« on: April 17, 2015, 05:27:01 AM »
Just random notes:
What are exotic spices
Don't try to figure out where things come from, low level citrusy ester is what you perceived. All that extra guessing doesn't earn points
spicy aromatics either overpower or they don't, they should not "appear to"
Loose the "possibly yeast derived"
Now everything should fit in the Aroma space, writing in the margins rarely earns extra marks. Only do it if you must.
don't compare appearance to another beer, describe the appearance. I'd lose the 25% of sample comment, just describe it as very tall and moussy or whatever fits
Low phenols, what kind - bandaid (bad), or spicy (good)?

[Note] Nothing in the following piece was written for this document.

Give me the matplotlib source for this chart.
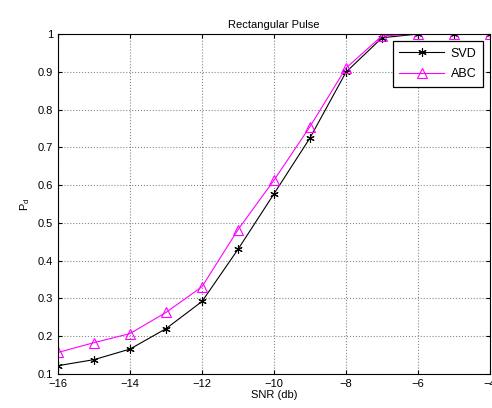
import numpy as np
import matplotlib
matplotlib.use('Agg')
import matplotlib.pyplot as plt

snr = [-16, -15, -14, -13, -12, -11, -10, -9, -8, -7, -6, -5, -4]
pd_svd = [0.122, 0.138, 0.166, 0.220, 0.292, 0.430, 0.577, 0.725, 0.899, 0.990, 1.0, 1.0, 1.0]
pd_abc = [0.157, 0.183, 0.207, 0.263, 0.331, 0.482, 0.613, 0.755, 0.910, 0.995, 1.0, 1.0, 1.0]

plt.rcParams['font.family'] = 'Liberation Sans'
fig = plt.figure(figsize=(4.92, 4.08), dpi=100)
ax = fig.add_axes([58/492, 34/408, 432/492, 340/408])
ax.plot(snr, pd_svd, color='black', linewidth=0.8, marker=(6, 2, 0), markersize=6, markeredgewidth=0.8, label='SVD')
ax.plot(snr, pd_abc, color='magenta', linewidth=0.8, marker='^', markersize=7, markerfacecolor='none', markeredgewidth=0.8, label='ABC')
ax.set_xlim(-16, -4)
ax.set_ylim(0.1, 1)
ax.set_xticks(np.arange(-16, -3, 2))
ax.set_yticks(np.arange(0.1, 1.01, 0.1))
ax.set_yticklabels(['0.1', '0.2', '0.3', '0.4', '0.5', '0.6', '0.7', '0.8', '0.9', '1'])
ax.tick_params(labelsize=8, direction='in', top=True, right=True, length=3)
ax.grid(True, color='#888888', linestyle=':', linewidth=0.8)
ax.set_xlabel('SNR (db)', fontsize=8, labelpad=1)
ax.set_ylabel('P$_{\\mathregular{d}}$', fontsize=8, labelpad=4)
ax.set_title('Rectangular Pulse', fontsize=8, pad=4)
leg = ax.legend(loc='upper right', fontsize=9, fancybox=False, framealpha=1, edgecolor='black',
                borderaxespad=0.6, handlelength=3.6, borderpad=0.5, labelspacing=0.7, handletextpad=0.5)
leg.get_frame().set_linewidth(0.9)
fig.savefig('out.png', dpi=100)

Explain the exotic. Better terminology would be Low spicy phenols of pepper and star anise (or whatever). Once you fully describe, then it would be fine to just call them phenols. Alcohol warmth is a sensation and should be in mouthfeel. Alcohol flavor is a flavor description. Be sure to put things in the proper location. Don't use the term "swallow", better to describe the finish and aftertaste.
Thin body? Was it low, medium, high or some combination, explain the exact level. You said it wasn't astringent and then said it was. It is an absolute, it either is astringent or it isn't. FWIW - I have never had an astringent Hennepin.
If it was astringent and out of balance at best it would score a 32-35, perhaps lower. Better feedback is required, discuss how to take it from whatever score you gave to a 50. If your Stylistic Grid at the bottom was for a 43 beer at least two of the aspects would be full ticks. On the left since you mentioned astringent it needs to be ticked. Phenolic needs to be ticked. Esters need to be ticked. If it is present in the beer it should be marked.
I'd probably give that sheet a Certified score if grading. Tweaked as suggested above with attributes in the correct section and I'd go National.